NY Times Blames ‘Populism,’ Not Socialism, for Venezuela Crisis

April 4th, 2017 12:07 PM

Even in the face of obvious failure, the liberal media deflect blame for Venezuela’s economic collapse away from socialism.

On April 1, New York Times columnists Max Fisher and Amanda Taub blamed “populism” for Venezuela's issues, using the economic crisis there to explain the dangers of populism while essentially ignoring socialism’s impact. “Socialism” was mentioned just once in the entire article.

While populism can indeed turn authoritarian as Fisher and Taub warn, it’s a fact that The Times’  is suddenly exposing the dangers of populism at the same time they’ve labeled President Donald Trump a “populist” again and again.

Since Trump’s election, the Times repeatedly attacked Trump as a populist. In December, The Times even published an op-ed from sociology professor Carlos de la Torre who directly compared Trump to Chavez and argued that Trump is a “a far-right populist autocrat” who was elected because of “sexism, racism and xenophobia.”  

In other instances, Paris correspondent Adam Nossiter referred to Trump’s populism as “dark” and “bleak,” while opinion writer Thomas B. Edsall referenced a story that lumped Trump’s movement in with “xenophobic populist parties.”

Things are legitimately terrible in Venezuela right now. The inflation rate has reached 700 percent, homicide rates in the capital Caracas are the highest of any city in the world, and there is a catastrophic food shortage.

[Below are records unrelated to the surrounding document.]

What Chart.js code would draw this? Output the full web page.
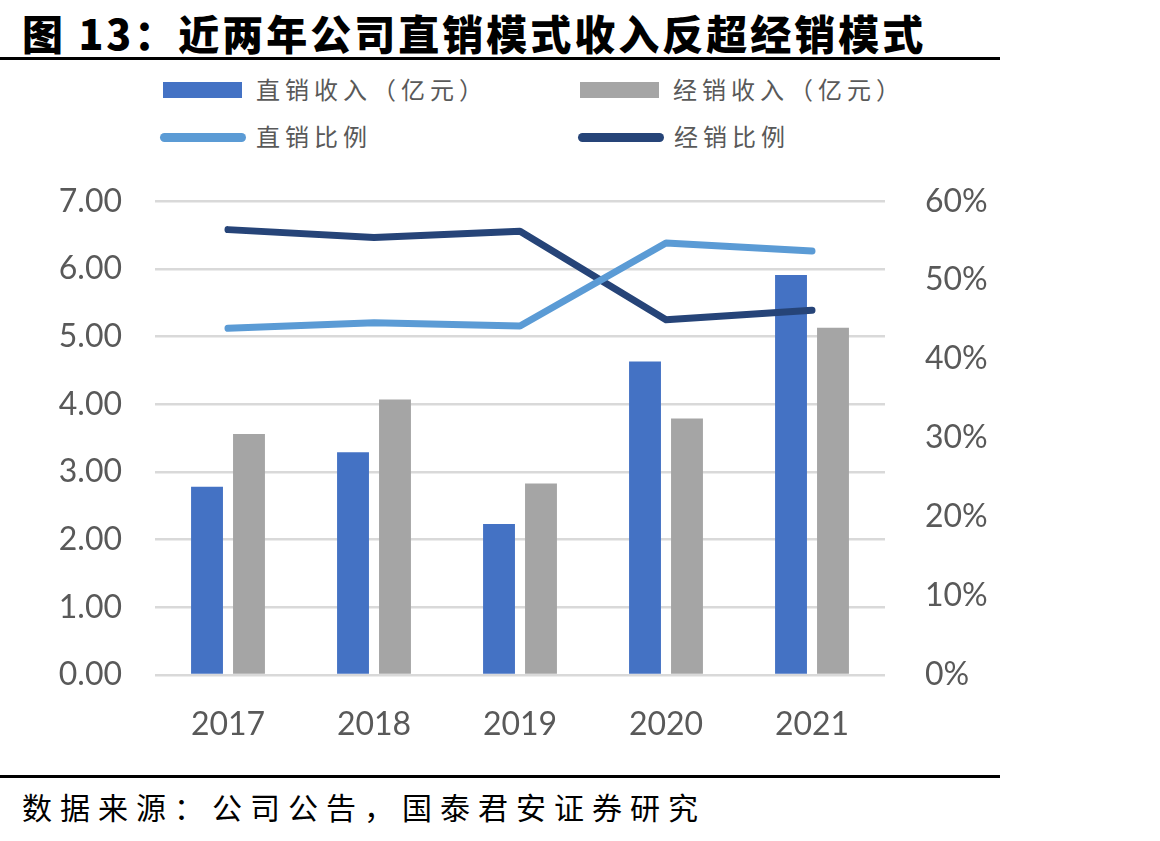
<!DOCTYPE html>
<html>
<head>
<meta charset="utf-8">
<script src="https://cdn.jsdelivr.net/npm/chart.js@4.4.1/dist/chart.umd.min.js"></script>
<style>
  html, body { margin: 0; padding: 0; background: #fff; }
  body { width: 1160px; height: 841px; position: relative; overflow: hidden; font-family: "Noto Sans CJK SC", sans-serif; }
  #title { position: absolute; left: 22px; top: 2px; font-size: 41px; font-weight: 900; color: #000; letter-spacing: 3px; white-space: nowrap; }
  #rule1 { position: absolute; left: 0; top: 57px; width: 1000px; height: 3px; background: #000; }
  #rule2 { position: absolute; left: 0; top: 775px; width: 1000px; height: 3px; background: #000; }
  #source { position: absolute; left: 22px; top: 784px; font-size: 30px; color: #000; letter-spacing: 8px; white-space: nowrap; }
  #legend { position: absolute; left: 0; top: 0; }
  .lg { position: absolute; font-size: 24px; color: #595959; letter-spacing: 5px; white-space: nowrap; line-height: 30px; }
  .sw { position: absolute; }
  #wrap { position: absolute; left: 0; top: 142px; width: 1000px; height: 628px; }
</style>
</head>
<body>
<div id="title">图 13：近两年公司直销模式收入反超经销模式</div>
<div id="rule1"></div>
<div id="legend"></div>
<div id="wrap"><canvas id="c" width="1000" height="628"></canvas></div>
<div id="rule2"></div>
<div id="source">数据来源：公司公告，国泰君安证券研究</div>
<script>
const categories = ["2017", "2018", "2019", "2020", "2021"];
const directRevenue = [2.78, 3.29, 2.23, 4.63, 5.91];
const dealerRevenue = [3.56, 4.07, 2.83, 3.79, 5.13];
const directShare = [43.9, 44.6, 44.2, 54.7, 53.7];
const dealerShare = [56.4, 55.4, 56.2, 45.0, 46.2];
const seriesNames = ["直销收入（亿元）", "经销收入（亿元）", "直销比例", "经销比例"];
const leftTicks = [0, 1, 2, 3, 4, 5, 6, 7];
const rightTicks = [0, 10, 20, 30, 40, 50, 60];

const C_DIRECT = "#4472C4", C_DEALER = "#A5A5A5", C_DSHARE = "#5B9BD5", C_DLSHARE = "#264478";
const tickFont = { family: "Lato, 'Open Sans', sans-serif", size: 32 };

const ctx = document.getElementById("c").getContext("2d");
const chart = new Chart(ctx, {
  data: {
    labels: categories,
    datasets: [
      { type: "line", label: seriesNames[2], data: directShare, yAxisID: "y1", borderColor: C_DSHARE, backgroundColor: C_DSHARE, borderWidth: 7, pointRadius: 0, tension: 0, borderCapStyle: "round", borderJoinStyle: "round", order: 0 },
      { type: "line", label: seriesNames[3], data: dealerShare, yAxisID: "y1", borderColor: C_DLSHARE, backgroundColor: C_DLSHARE, borderWidth: 7, pointRadius: 0, tension: 0, borderCapStyle: "round", borderJoinStyle: "round", order: 0 },
      { type: "bar", label: seriesNames[0], data: directRevenue, yAxisID: "y", backgroundColor: C_DIRECT, barPercentage: 0.76, categoryPercentage: 0.575, order: 1 },
      { type: "bar", label: seriesNames[1], data: dealerRevenue, yAxisID: "y", backgroundColor: C_DEALER, barPercentage: 0.76, categoryPercentage: 0.575, order: 1 }
    ]
  },
  options: {
    responsive: false,
    animation: false,
    layout: { padding: { top: 30, left: 0, right: 0, bottom: 0 } },
    plugins: { legend: { display: false }, tooltip: { enabled: false } },
    scales: {
      x: {
        grid: { display: false },
        border: { display: false },
        ticks: { color: "#595959", font: tickFont, padding: 22 },
        afterFit: (s) => { s.height = 95; }
      },
      y: {
        position: "left",
        min: 0, max: 7,
        afterBuildTicks: (s) => { s.ticks = leftTicks.map(v => ({ value: v })); },
        grid: { color: "#D9D9D9", lineWidth: 2.5, drawTicks: false },
        border: { display: false },
        ticks: { color: "#595959", font: tickFont, padding: 33, callback: (v) => Number(v).toFixed(2) },
        afterFit: (s) => { s.width = 155; }
      },
      y1: {
        position: "right",
        min: 0, max: 60,
        afterBuildTicks: (s) => { s.ticks = rightTicks.map(v => ({ value: v })); },
        grid: { display: false, drawTicks: false },
        border: { display: false },
        ticks: { color: "#595959", font: tickFont, padding: 40, callback: (v) => v + "%" },
        afterFit: (s) => { s.width = 115; }
      }
    }
  }
});

// HTML legend built from the chart's datasets
const legend = document.getElementById("legend");
const legendLayout = [
  { ds: 2, x: 163, y: 90, kind: "box" },
  { ds: 3, x: 580, y: 90, kind: "box" },
  { ds: 0, x: 160, y: 137, kind: "line" },
  { ds: 1, x: 578, y: 137, kind: "line" }
];
legendLayout.forEach(it => {
  const d = chart.data.datasets[it.ds];
  const sw = document.createElement("div");
  sw.className = "sw";
  if (it.kind === "box") {
    Object.assign(sw.style, { left: it.x + "px", top: (it.y - 8) + "px", width: "79px", height: "16px", background: d.backgroundColor });
  } else {
    Object.assign(sw.style, { left: it.x + "px", top: (it.y - 4.5) + "px", width: "86px", height: "9px", borderRadius: "5px", background: d.borderColor });
  }
  legend.appendChild(sw);
  const t = document.createElement("div");
  t.className = "lg";
  t.textContent = d.label;
  Object.assign(t.style, { left: (it.x + (it.kind === "box" ? 93 : 96)) + "px", top: (it.y - 16) + "px" });
  legend.appendChild(t);
});
</script>
</body>
</html>
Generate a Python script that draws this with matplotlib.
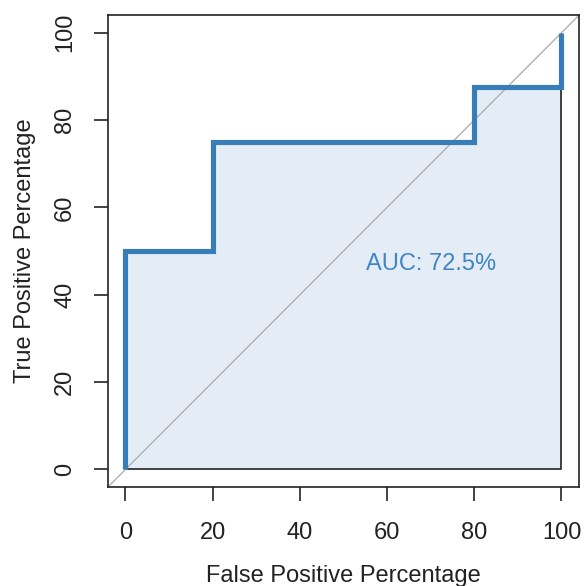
import matplotlib
matplotlib.use("Agg")
import matplotlib.pyplot as plt

# ROC curve steps (percentages)
fpr = [0, 0, 20, 20, 80, 80, 100, 100]
tpr = [0, 50, 50, 75, 75, 87.5, 87.5, 100]
auc_label = "AUC: 72.5%"
ticks = [0, 20, 40, 60, 80, 100]

plt.rcParams['font.family'] = ['Liberation Sans', 'DejaVu Sans']

fig = plt.figure(figsize=(5.85, 5.86), dpi=100)
ax = fig.add_axes([0.1846, 0.169, 0.805, 0.805])

# filled area under the curve, with thin black outline
poly_x = fpr + [100]
poly_y = tpr + [0]
ax.fill(poly_x, poly_y, facecolor='#E4EDF6', edgecolor='#222222', linewidth=1.2, zorder=1)

# diagonal reference line
ax.plot([-10, 110], [-10, 110], color='#AAAAAA', linewidth=0.9, zorder=2)

# ROC curve
ax.plot(fpr, tpr, color='#377EB8', linewidth=3.7, solid_capstyle='butt',
        solid_joinstyle='miter', zorder=3)

ax.text(70, 47, auc_label, color='#3F84C4', fontsize=17, ha='center', va='center')

ax.set_xlim(-4, 104)
ax.set_ylim(-4, 104)
ax.set_xticks(ticks)
ax.set_yticks(ticks)
ax.tick_params(direction='out', length=10, width=1.2, labelsize=17, colors='#222222')
ax.tick_params(axis='x', pad=15)
ax.tick_params(axis='y', pad=13)
for lbl in ax.get_yticklabels():
    lbl.set_rotation(90)
    lbl.set_va('center')
for s in ax.spines.values():
    s.set_linewidth(1.2)
    s.set_color('#222222')

ax.set_xlabel('False Positive Percentage', fontsize=17, color='#222222', labelpad=15)
ax.set_ylabel('True Positive Percentage', fontsize=17, color='#222222', labelpad=13)

fig.savefig('out.png', dpi=100)
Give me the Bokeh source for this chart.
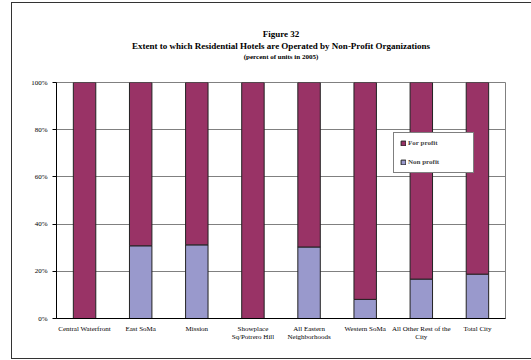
from bokeh.plotting import figure
from bokeh.models import (ColumnDataSource, Legend, LegendItem, Title, FixedTicker,
                          NumeralTickFormatter, Range1d)
from bokeh.embed import file_html
from bokeh.resources import INLINE

categories = ["Central Waterfront", "East SoMa", "Mission", "Showplace\nSq/Potrero Hill",
              "All Eastern\nNeighborhoods", "Western SoMa", "All Other Rest of the\nCity",
              "Total City"]
non_profit = [0.0, 0.308, 0.312, 0.0, 0.303, 0.081, 0.167, 0.188]
for_profit = [1 - v for v in non_profit]
y_ticks = [0, 0.2, 0.4, 0.6, 0.8, 1.0]

FONT = "Liberation Serif"
FOR_COLOR = "#993366"
NON_COLOR = "#9999CC"

src = ColumnDataSource(dict(cat=categories, non=non_profit, forp=for_profit))

p = figure(width=519, height=355, x_range=categories, y_range=Range1d(0, 1),
           output_backend="svg", toolbar_location=None,
           min_border_left=44, min_border_right=27, min_border_bottom=42, min_border_top=79)

rs = p.vbar_stack(["non", "forp"], x="cat", width=0.4, source=src,
                  fill_color=[NON_COLOR, FOR_COLOR], line_color="#222222", line_width=1)

# Titles (first added is closest to the plot)
spacer = Title(text=" ", text_font=FONT, text_font_size="18px", standoff=0)
t3 = Title(text="(percent of units in 2005)", align="center", text_font=FONT,
           text_font_size="7px", text_font_style="bold", text_color="#000000", standoff=0)
t2 = Title(text="Extent to which Residential Hotels are Operated by Non-Profit Organizations",
           align="center", text_font=FONT, text_font_size="9px", text_font_style="bold",
           text_color="#000000", standoff=0, text_line_height=1.0)
t1 = Title(text="Figure 32", align="center", text_font=FONT, text_font_size="9px",
           text_font_style="bold", text_color="#000000", standoff=0, text_line_height=1.0)
p.add_layout(spacer, "above")
p.add_layout(t3, "above")
p.add_layout(t2, "above")
p.add_layout(t1, "above")

# Axes
p.yaxis.ticker = FixedTicker(ticks=y_ticks)
p.yaxis.formatter = NumeralTickFormatter(format="0%")
p.yaxis.major_label_text_font = FONT
p.yaxis.major_label_text_font_size = "7px"
p.yaxis.major_label_text_color = "#000000"
p.yaxis.major_tick_in = 0
p.yaxis.major_tick_out = 4
p.yaxis.minor_tick_line_color = None
p.yaxis.axis_line_color = "#000000"
p.yaxis.major_tick_line_color = "#000000"

p.xaxis.major_label_text_font = FONT
p.xaxis.major_label_text_font_size = "7px"
p.xaxis.major_label_text_color = "#000000"
p.xaxis.major_label_text_line_height = 1.1
p.xaxis.major_tick_line_color = None
p.xaxis.axis_line_color = "#000000"
p.xaxis.major_label_standoff = 0

p.xgrid.grid_line_color = None
p.ygrid.grid_line_color = "#808080"
p.ygrid.grid_line_width = 1
p.outline_line_color = "#808080"
p.x_range.range_padding = 0

legend = Legend(items=[LegendItem(label="For profit", renderers=[rs[1]]),
                       LegendItem(label="Non profit", renderers=[rs[0]])],
                location=(337, 145), label_text_font=FONT, label_text_font_size="7px",
                label_text_font_style="bold", border_line_color="#000000",
                border_line_width=1, glyph_width=6, glyph_height=6, label_height=8,
                label_width=59, spacing=11, padding=6, margin=0, label_standoff=2,
                background_fill_alpha=1)
p.add_layout(legend, "center")

p.styles = {"margin-left": "11px", "margin-top": "2px", "box-sizing": "content-box",
            "border-left": "1px solid #333", "border-top": "1px solid #333",
            "border-bottom": "1px solid #333"}

open("out.html", "w").write(file_html(p, INLINE))
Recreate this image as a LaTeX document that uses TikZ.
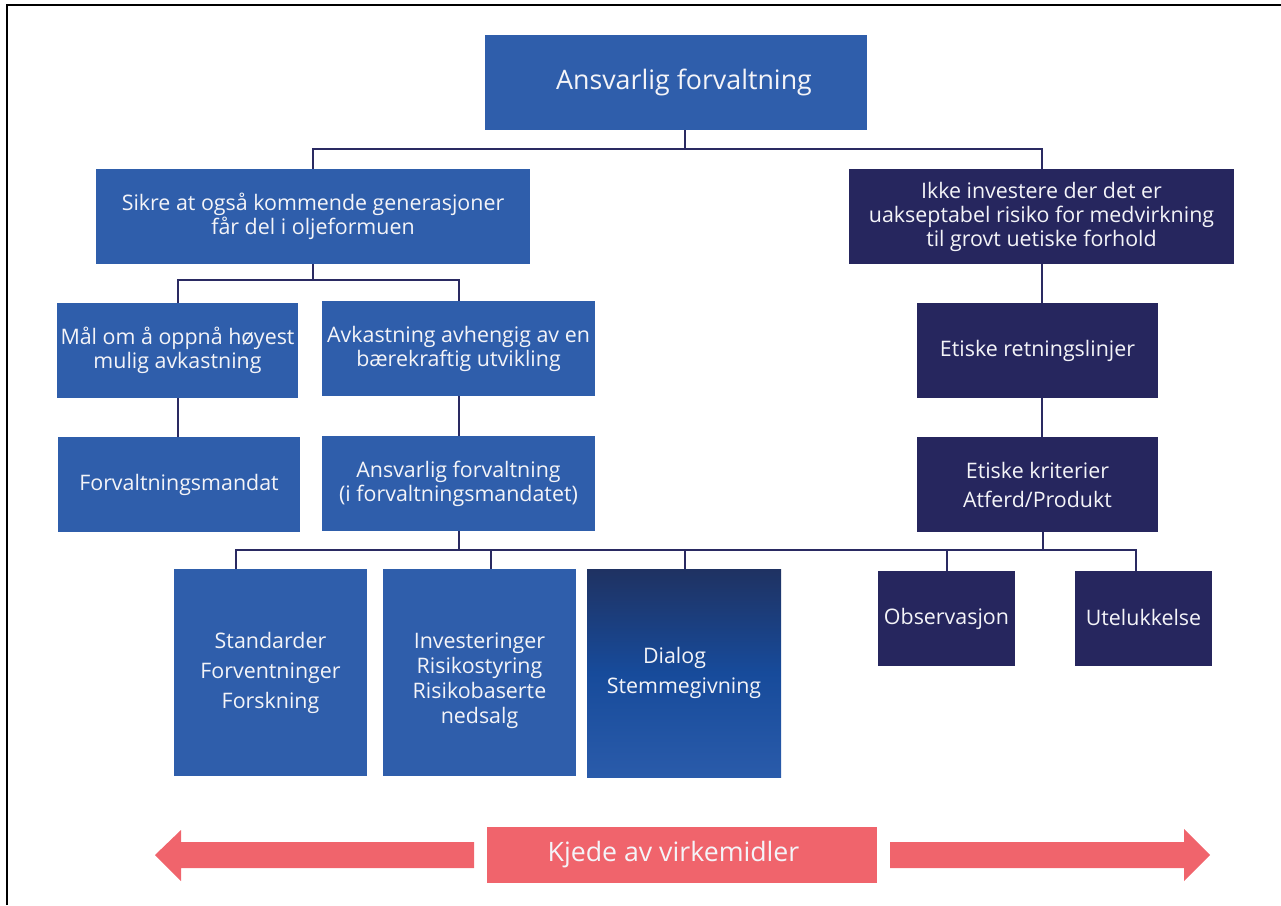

Experts including Heritage Foundation Latin America policy analyst Ana Quintana pointed out that just “forty years ago, Venezuela was the fourth richest nation, per capita, in the world. Today, its economy is collapsing.” She directly blamed the “socialist economic policies” of the now deceased former President Hugo Chavez and current President Nicolas Maduro.

Instead of focusing on socialism as the problem, the Times highlighted Hugo Chavez’ rise to power as a populist. The article mentioned populism 20 times but only qualified it as “leftist” populism once. Rather than expose socialism, Fisher and Taub argued that Venezuela was “feeling the fundamental tensions between populism and democracy playing out worldwide.” With no indictment of socialism, the columnists asserted that “populist governance” caused the rampant crime, corruption, and extreme poverty.

There were other things in the Times story about the Venezuelan dictator which appeared to subtly hint at Trump too. The paper could have highlighted Chavez’s unabashed socialism or his disdain for free market big banks. Instead, they focused on how Chavez was “constantly on television” and quarreling with “internal enemies” like “the free press.” Sound familiar?

Refusing to blame socialism is typical of the liberal media — it’s what they have done for years. When covering the chaos in Venezuela in 2014, the broadcast networks left out the word socialism from 87 percent of its stories about the socialist nation.

Even when Chavez first came to power, the liberal media downplayed the socialist dictator’s crimes, including murder, against his own people. From 1998 to 2006, just 10 percent (14 out of 139) of broadcast networks news stories about Chavez made any mention of any violations from the socialist regime.